Hélas ! n’avez-vous pas remarqué naguère encore ce triste phénomène de la perfection puni fatalement ? L’idéalité réalisée porte malheur ! Ô philosophes et libéraux, rassurez-vous, il existe, pour vous aider dans votre œuvre de nivellement, une vieille envieuse plus implacable que la vieille opposition, plus radicale que la jeune république ; une vieille jalouse, la mort, qui fait promptement justice de ce qui est trop parfait, trop pur, trop beau et trop aimé.

Rappelez-vous le sort de cette jeune princesse si belle, fille de France et femme de génie… morte à vingt ans !

Rappelez-vous le sort de ce jeune prince dont on nous vantait l’esprit et la beauté.
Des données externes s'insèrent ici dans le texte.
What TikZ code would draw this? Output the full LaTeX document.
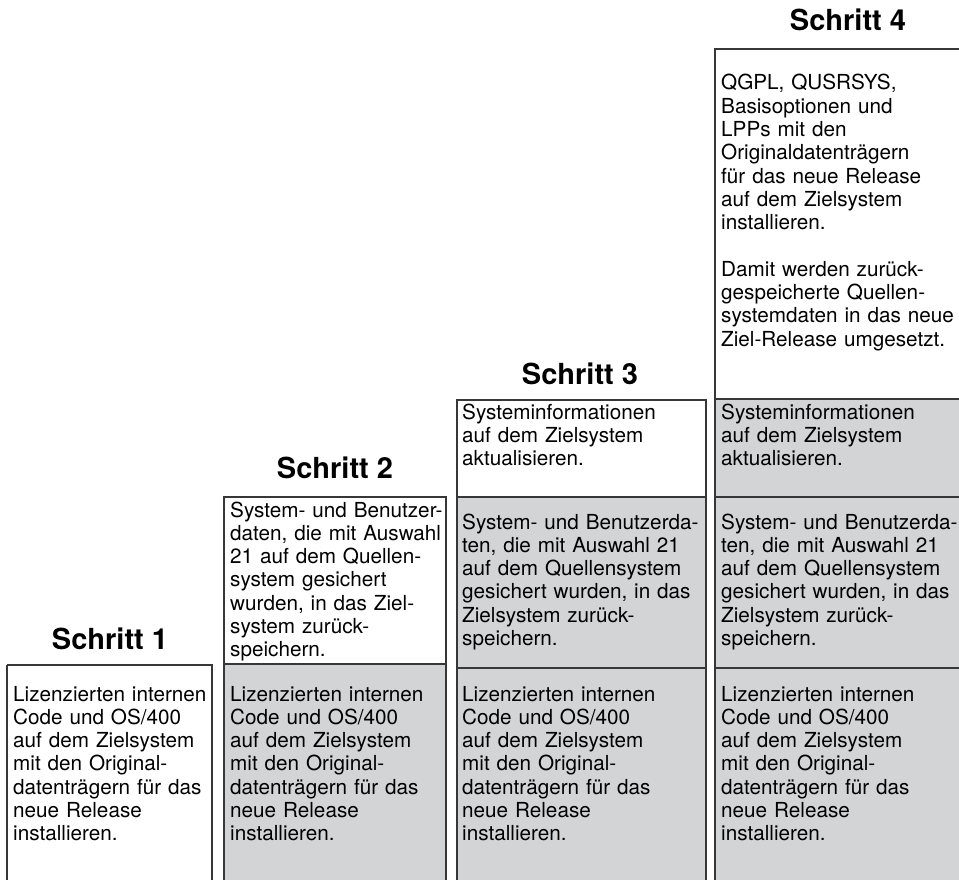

C’était le petit-fils des Césars et l’enfant de Napoléon… mort à vingt ans !

Ô philosophes ! philosophes ! ayez pitié des beaux destins !

Et vous, poëtes sublimes, étoiles des peuples, phares du siècle, restez sur la montagne du haut de laquelle vous éclairez le monde, et ne descendez pas dans la plaine pour suivre la fausse voie que les sophistes ont tracée ; apôtres de vérité, chantres divins, parlez toujours la langue sacrée, et n’empruntez pas ce mot menteur au vocabulaire de l’envie : l’égalité !… Ce mot-là est presque un blasphème dans votre bouche. L’égalité !… mais, dans un temps où chacun travaille pour acquérir et mériter, l’égalité, c’est l’injustice.

L’égalité, c’est l’utopie des indignes.